La protesta della Curva Sud proseguirà, anche domenica prossima, anche in occasione di un big match contro l’Inter. Al di là dei risultati sportivi, il faro del tifo giallorosso ieri ha deciso di fissare chiaramente motivi e necessità di una contestazione, che civilmente, tornerà protagonista all’Olimpico tra qualche giorno.
Iniziata in occasione di Roma-Udinese, a causa dell’amaro esonero di De Rossi, ora si irradia anche oltre il vilipendio alle bandiere. Perchè sì, nell’elenco dei motivi della protesta c’è in primis l’aver calpestato la storia (non solo in occasione dell’esonero del tecnico romanista), ma oltre allo stemma, la questione merchandising e la disorganizzazione diffusa, il vero tema (e problema) è probabilmente l’ultimo: “l’incapacità di scegliere persone adeguate a rappresentare la Roma sotto tutti i profili”.
Il cuore di tutta la vicenda, che trascende dall’aspetto sentimentale e che spinge dinanzi alla luce dei riflettori i principali responsabili, del triste momento che la Roma sta vivendo da diverse settimane: i Friedkin. Proprietari facoltosi a cui si imputa non di aver tenuto le mani in tasca e quindi di non aver speso per la Roma (visto il miliardo investito) ma il fatto, ormai acclarato, di aver speso male. Paradossalmente un’enorme aggravante.
Perchè, se nella prima era americana, il punto di rottura oltre alla tradizione svilita, fu la frustrazione per una evidente speculazione calcistico-finanziaria, la parabola negativa dei Friedkin dal consenso unanime all’aspra contestazione di oggi è passata attraverso indubbi momenti di gioia (l’annuncio di Mourinho, il trionfo di Tirana e l’orgoglio di Budapest) per giungere all’attuale e totale incapacità di comprendere che il calcio, ad alti livelli, necessita di altro.
Ai proprietari texani dunque, con lucidità e accortezza, si imputa, dopo un mese dalle loro ‘promesse‘, di non aver dato seguito alle parole con scelte chiare, dirette, che portassero a credere nuovamente in questo progetto sportivo. Segnali che tardano ad arrivare, che manifestano un distacco emotivo e operativo inquietante.
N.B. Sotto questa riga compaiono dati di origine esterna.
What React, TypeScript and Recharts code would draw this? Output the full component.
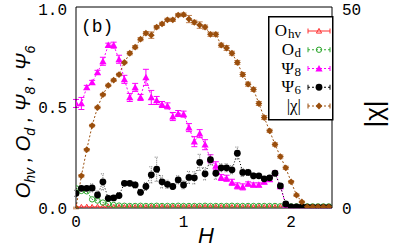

Gli allenatori – che si chiamassero Mourinho, De Rossi e ora Juric – sono stati lasciati soli al loro destino. In società mancano figure di riferimento, non solo capaci di comprendere questa realtà e rappresentare al meglio la storia della Roma, ma che sappiano anche rilanciare la progettualità sportiva. Recentemente ai microfoni di DAZN è apparso Florent Ghisolfi, scelto a fine maggio, annunciato senza essere presentato e tenuto in un cantuccio fino a settembre, quando con l’addio della Souloukou, è stato quasi costretto ad assumersi più responsabilità. Ma non parla ancora l’italiano e oggettivamente non sembra aver quel profilo adatto a gestire un mare in burrasca come quello attuale.
E’ legittimo chiedersi se questa forma di protesta, che certamente proseguirà oltre la sfida di domenica, se non dovessero arrivare risposte chiare dai Friedkin, faccia bene alla squadra. Tuttavia è altrettanto oggettivo che in questo momento storico per molti tifosi, il risultato sportivo del breve termine sia sceso in secondo piano rispetto alla programmazione a medio-lungo termine, che deve ripartire con regole d’ingaggio diverse.
Perchè non esiste squadra vincente che non sia supportata internamente da una struttura dirigenziale di altissimo profilo e all’esterno da una tifoseria compatta, pronta a sostenere la squadra in Italia e in Europa. E ciò che sconvolge più di tutto è che i Friedkin questa realtà esterna l’hanno avuta a prescindere dai risultati per tre anni e forse, delittuosamente, non ne hanno compreso le reali potenzialità.